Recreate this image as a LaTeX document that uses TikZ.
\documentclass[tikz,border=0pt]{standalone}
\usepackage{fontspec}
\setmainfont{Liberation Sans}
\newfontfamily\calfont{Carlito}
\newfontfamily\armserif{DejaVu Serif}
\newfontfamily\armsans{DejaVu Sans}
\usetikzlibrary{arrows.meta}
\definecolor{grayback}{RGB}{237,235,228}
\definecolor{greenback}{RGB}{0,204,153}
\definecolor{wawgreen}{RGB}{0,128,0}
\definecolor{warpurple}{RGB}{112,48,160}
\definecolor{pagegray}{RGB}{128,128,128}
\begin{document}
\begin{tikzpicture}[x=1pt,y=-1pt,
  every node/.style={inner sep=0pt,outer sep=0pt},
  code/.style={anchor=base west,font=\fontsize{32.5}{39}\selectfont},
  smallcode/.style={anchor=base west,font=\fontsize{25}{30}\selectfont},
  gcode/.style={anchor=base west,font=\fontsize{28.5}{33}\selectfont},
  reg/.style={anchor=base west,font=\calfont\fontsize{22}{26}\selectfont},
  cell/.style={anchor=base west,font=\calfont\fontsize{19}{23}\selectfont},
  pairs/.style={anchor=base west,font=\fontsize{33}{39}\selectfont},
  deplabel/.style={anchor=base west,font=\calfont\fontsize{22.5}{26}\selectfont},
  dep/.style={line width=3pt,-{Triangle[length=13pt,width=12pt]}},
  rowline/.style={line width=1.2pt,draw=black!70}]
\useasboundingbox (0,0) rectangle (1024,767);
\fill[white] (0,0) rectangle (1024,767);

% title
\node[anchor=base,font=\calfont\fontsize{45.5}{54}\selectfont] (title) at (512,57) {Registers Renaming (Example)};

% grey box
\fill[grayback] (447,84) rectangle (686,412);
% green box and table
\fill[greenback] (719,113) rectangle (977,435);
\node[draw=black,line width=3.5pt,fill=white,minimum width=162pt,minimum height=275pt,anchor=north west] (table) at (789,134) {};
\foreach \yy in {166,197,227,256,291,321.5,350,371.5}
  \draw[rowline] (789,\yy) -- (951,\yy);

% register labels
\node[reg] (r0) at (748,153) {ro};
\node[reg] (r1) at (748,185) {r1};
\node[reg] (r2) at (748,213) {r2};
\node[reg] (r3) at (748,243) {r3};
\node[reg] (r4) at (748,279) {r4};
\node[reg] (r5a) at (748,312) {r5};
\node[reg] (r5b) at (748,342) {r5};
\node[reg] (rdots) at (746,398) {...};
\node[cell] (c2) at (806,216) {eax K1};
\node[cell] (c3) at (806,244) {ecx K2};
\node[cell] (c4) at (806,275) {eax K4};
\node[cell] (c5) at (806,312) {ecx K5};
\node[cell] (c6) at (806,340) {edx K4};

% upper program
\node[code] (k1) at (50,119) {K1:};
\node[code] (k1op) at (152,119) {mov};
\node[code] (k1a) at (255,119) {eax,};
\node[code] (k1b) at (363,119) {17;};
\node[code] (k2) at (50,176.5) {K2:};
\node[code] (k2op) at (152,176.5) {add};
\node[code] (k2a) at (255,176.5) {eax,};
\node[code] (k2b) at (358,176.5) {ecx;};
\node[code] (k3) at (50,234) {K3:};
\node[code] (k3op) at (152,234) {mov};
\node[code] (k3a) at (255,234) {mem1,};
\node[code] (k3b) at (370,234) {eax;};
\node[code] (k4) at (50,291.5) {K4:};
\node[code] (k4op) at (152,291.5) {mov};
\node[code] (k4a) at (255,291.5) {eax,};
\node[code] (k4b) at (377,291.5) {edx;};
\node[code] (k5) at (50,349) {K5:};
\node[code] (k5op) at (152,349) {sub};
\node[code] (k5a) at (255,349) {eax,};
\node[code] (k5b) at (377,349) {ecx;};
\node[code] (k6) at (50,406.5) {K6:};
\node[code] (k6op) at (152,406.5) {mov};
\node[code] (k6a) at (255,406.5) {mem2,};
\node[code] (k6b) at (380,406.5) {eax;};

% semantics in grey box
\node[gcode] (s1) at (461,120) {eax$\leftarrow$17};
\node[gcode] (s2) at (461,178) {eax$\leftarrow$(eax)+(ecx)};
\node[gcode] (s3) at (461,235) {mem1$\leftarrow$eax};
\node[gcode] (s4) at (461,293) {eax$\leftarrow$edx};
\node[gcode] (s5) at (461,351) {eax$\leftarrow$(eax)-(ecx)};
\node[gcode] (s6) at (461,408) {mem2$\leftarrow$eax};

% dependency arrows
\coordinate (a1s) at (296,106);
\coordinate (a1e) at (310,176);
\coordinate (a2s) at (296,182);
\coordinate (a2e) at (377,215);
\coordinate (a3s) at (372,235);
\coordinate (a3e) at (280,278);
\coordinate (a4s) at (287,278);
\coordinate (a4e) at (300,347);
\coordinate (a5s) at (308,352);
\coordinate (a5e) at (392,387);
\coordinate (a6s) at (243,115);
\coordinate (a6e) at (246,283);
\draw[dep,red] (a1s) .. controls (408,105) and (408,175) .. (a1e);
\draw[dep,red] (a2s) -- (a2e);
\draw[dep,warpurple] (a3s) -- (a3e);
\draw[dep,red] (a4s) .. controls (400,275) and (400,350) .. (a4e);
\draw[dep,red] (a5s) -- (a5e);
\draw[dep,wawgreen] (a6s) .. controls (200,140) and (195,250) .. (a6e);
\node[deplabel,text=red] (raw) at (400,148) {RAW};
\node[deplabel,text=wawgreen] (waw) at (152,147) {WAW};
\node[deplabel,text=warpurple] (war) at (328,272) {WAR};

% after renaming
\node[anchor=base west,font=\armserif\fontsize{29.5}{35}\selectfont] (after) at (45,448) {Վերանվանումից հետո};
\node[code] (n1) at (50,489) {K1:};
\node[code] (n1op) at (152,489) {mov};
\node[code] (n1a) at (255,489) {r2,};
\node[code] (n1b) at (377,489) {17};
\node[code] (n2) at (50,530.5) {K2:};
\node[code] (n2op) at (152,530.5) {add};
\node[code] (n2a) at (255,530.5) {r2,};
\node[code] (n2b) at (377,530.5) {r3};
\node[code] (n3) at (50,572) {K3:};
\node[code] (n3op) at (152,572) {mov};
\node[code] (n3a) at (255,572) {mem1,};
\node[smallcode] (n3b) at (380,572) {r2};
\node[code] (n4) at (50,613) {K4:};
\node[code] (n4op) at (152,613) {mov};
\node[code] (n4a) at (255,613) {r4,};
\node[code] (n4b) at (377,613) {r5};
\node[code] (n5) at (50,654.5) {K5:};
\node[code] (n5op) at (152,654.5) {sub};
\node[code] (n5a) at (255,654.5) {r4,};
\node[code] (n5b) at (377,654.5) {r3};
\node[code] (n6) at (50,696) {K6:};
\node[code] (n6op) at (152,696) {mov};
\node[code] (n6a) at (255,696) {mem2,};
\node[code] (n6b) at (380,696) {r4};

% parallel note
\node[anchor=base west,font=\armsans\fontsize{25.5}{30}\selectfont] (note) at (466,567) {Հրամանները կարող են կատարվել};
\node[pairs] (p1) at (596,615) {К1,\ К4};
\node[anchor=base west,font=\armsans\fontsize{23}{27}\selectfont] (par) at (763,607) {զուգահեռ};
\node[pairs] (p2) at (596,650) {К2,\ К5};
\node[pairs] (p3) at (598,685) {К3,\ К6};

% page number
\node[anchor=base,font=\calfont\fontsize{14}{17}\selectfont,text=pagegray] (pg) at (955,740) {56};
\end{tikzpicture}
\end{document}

•••••

(Problem description) Type out all of the material again, word for word.

(Final answer)
Recreate this image as a LaTeX document that uses TikZ.
\documentclass[tikz,border=0pt]{standalone}
\usepackage{fontspec}
\setmainfont{Liberation Sans}
\newfontfamily\calfont{Carlito}
\newfontfamily\armserif{DejaVu Serif}
\newfontfamily\armsans{DejaVu Sans}
\usetikzlibrary{arrows.meta}
\definecolor{grayback}{RGB}{237,235,228}
\definecolor{greenback}{RGB}{0,204,153}
\definecolor{wawgreen}{RGB}{0,128,0}
\definecolor{warpurple}{RGB}{112,48,160}
\definecolor{pagegray}{RGB}{128,128,128}
\begin{document}
\begin{tikzpicture}[x=1pt,y=-1pt,
  every node/.style={inner sep=0pt,outer sep=0pt},
  code/.style={anchor=base west,font=\fontsize{32.5}{39}\selectfont},
  smallcode/.style={anchor=base west,font=\fontsize{25}{30}\selectfont},
  gcode/.style={anchor=base west,font=\fontsize{28.5}{33}\selectfont},
  reg/.style={anchor=base west,font=\calfont\fontsize{22}{26}\selectfont},
  cell/.style={anchor=base west,font=\calfont\fontsize{19}{23}\selectfont},
  pairs/.style={anchor=base west,font=\fontsize{33}{39}\selectfont},
  deplabel/.style={anchor=base west,font=\calfont\fontsize{22.5}{26}\selectfont},
  dep/.style={line width=3pt,-{Triangle[length=13pt,width=12pt]}},
  rowline/.style={line width=1.2pt,draw=black!70}]
\useasboundingbox (0,0) rectangle (1024,767);
\fill[white] (0,0) rectangle (1024,767);

% title
\node[anchor=base,font=\calfont\fontsize{45.5}{54}\selectfont] (title) at (512,57) {Registers Renaming (Example)};

% grey box
\fill[grayback] (447,84) rectangle (686,412);
% green box and table
\fill[greenback] (719,113) rectangle (977,435);
\node[draw=black,line width=3.5pt,fill=white,minimum width=162pt,minimum height=275pt,anchor=north west] (table) at (789,134) {};
\foreach \yy in {166,197,227,256,291,321.5,350,371.5}
  \draw[rowline] (789,\yy) -- (951,\yy);

% register labels
\node[reg] (r0) at (748,153) {ro};
\node[reg] (r1) at (748,185) {r1};
\node[reg] (r2) at (748,213) {r2};
\node[reg] (r3) at (748,243) {r3};
\node[reg] (r4) at (748,279) {r4};
\node[reg] (r5a) at (748,312) {r5};
\node[reg] (r5b) at (748,342) {r5};
\node[reg] (rdots) at (746,398) {...};
\node[cell] (c2) at (806,216) {eax K1};
\node[cell] (c3) at (806,244) {ecx K2};
\node[cell] (c4) at (806,275) {eax K4};
\node[cell] (c5) at (806,312) {ecx K5};
\node[cell] (c6) at (806,340) {edx K4};

% upper program
\node[code] (k1) at (50,119) {K1:};
\node[code] (k1op) at (152,119) {mov};
\node[code] (k1a) at (255,119) {eax,};
\node[code] (k1b) at (363,119) {17;};
\node[code] (k2) at (50,176.5) {K2:};
\node[code] (k2op) at (152,176.5) {add};
\node[code] (k2a) at (255,176.5) {eax,};
\node[code] (k2b) at (358,176.5) {ecx;};
\node[code] (k3) at (50,234) {K3:};
\node[code] (k3op) at (152,234) {mov};
\node[code] (k3a) at (255,234) {mem1,};
\node[code] (k3b) at (370,234) {eax;};
\node[code] (k4) at (50,291.5) {K4:};
\node[code] (k4op) at (152,291.5) {mov};
\node[code] (k4a) at (255,291.5) {eax,};
\node[code] (k4b) at (377,291.5) {edx;};
\node[code] (k5) at (50,349) {K5:};
\node[code] (k5op) at (152,349) {sub};
\node[code] (k5a) at (255,349) {eax,};
\node[code] (k5b) at (377,349) {ecx;};
\node[code] (k6) at (50,406.5) {K6:};
\node[code] (k6op) at (152,406.5) {mov};
\node[code] (k6a) at (255,406.5) {mem2,};
\node[code] (k6b) at (380,406.5) {eax;};

% semantics in grey box
\node[gcode] (s1) at (461,120) {eax$\leftarrow$17};
\node[gcode] (s2) at (461,178) {eax$\leftarrow$(eax)+(ecx)};
\node[gcode] (s3) at (461,235) {mem1$\leftarrow$eax};
\node[gcode] (s4) at (461,293) {eax$\leftarrow$edx};
\node[gcode] (s5) at (461,351) {eax$\leftarrow$(eax)-(ecx)};
\node[gcode] (s6) at (461,408) {mem2$\leftarrow$eax};

% dependency arrows
\coordinate (a1s) at (296,106);
\coordinate (a1e) at (310,176);
\coordinate (a2s) at (296,182);
\coordinate (a2e) at (377,215);
\coordinate (a3s) at (372,235);
\coordinate (a3e) at (280,278);
\coordinate (a4s) at (287,278);
\coordinate (a4e) at (300,347);
\coordinate (a5s) at (308,352);
\coordinate (a5e) at (392,387);
\coordinate (a6s) at (243,115);
\coordinate (a6e) at (246,283);
\draw[dep,red] (a1s) .. controls (408,105) and (408,175) .. (a1e);
\draw[dep,red] (a2s) -- (a2e);
\draw[dep,warpurple] (a3s) -- (a3e);
\draw[dep,red] (a4s) .. controls (400,275) and (400,350) .. (a4e);
\draw[dep,red] (a5s) -- (a5e);
\draw[dep,wawgreen] (a6s) .. controls (200,140) and (195,250) .. (a6e);
\node[deplabel,text=red] (raw) at (400,148) {RAW};
\node[deplabel,text=wawgreen] (waw) at (152,147) {WAW};
\node[deplabel,text=warpurple] (war) at (328,272) {WAR};

% after renaming
\node[anchor=base west,font=\armserif\fontsize{29.5}{35}\selectfont] (after) at (45,448) {Վերանվանումից հետո};
\node[code] (n1) at (50,489) {K1:};
\node[code] (n1op) at (152,489) {mov};
\node[code] (n1a) at (255,489) {r2,};
\node[code] (n1b) at (377,489) {17};
\node[code] (n2) at (50,530.5) {K2:};
\node[code] (n2op) at (152,530.5) {add};
\node[code] (n2a) at (255,530.5) {r2,};
\node[code] (n2b) at (377,530.5) {r3};
\node[code] (n3) at (50,572) {K3:};
\node[code] (n3op) at (152,572) {mov};
\node[code] (n3a) at (255,572) {mem1,};
\node[smallcode] (n3b) at (380,572) {r2};
\node[code] (n4) at (50,613) {K4:};
\node[code] (n4op) at (152,613) {mov};
\node[code] (n4a) at (255,613) {r4,};
\node[code] (n4b) at (377,613) {r5};
\node[code] (n5) at (50,654.5) {K5:};
\node[code] (n5op) at (152,654.5) {sub};
\node[code] (n5a) at (255,654.5) {r4,};
\node[code] (n5b) at (377,654.5) {r3};
\node[code] (n6) at (50,696) {K6:};
\node[code] (n6op) at (152,696) {mov};
\node[code] (n6a) at (255,696) {mem2,};
\node[code] (n6b) at (380,696) {r4};

% parallel note
\node[anchor=base west,font=\armsans\fontsize{25.5}{30}\selectfont] (note) at (466,567) {Հրամանները կարող են կատարվել};
\node[pairs] (p1) at (596,615) {К1,\ К4};
\node[anchor=base west,font=\armsans\fontsize{23}{27}\selectfont] (par) at (763,607) {զուգահեռ};
\node[pairs] (p2) at (596,650) {К2,\ К5};
\node[pairs] (p3) at (598,685) {К3,\ К6};

% page number
\node[anchor=base,font=\calfont\fontsize{14}{17}\selectfont,text=pagegray] (pg) at (955,740) {56};
\end{tikzpicture}
\end{document}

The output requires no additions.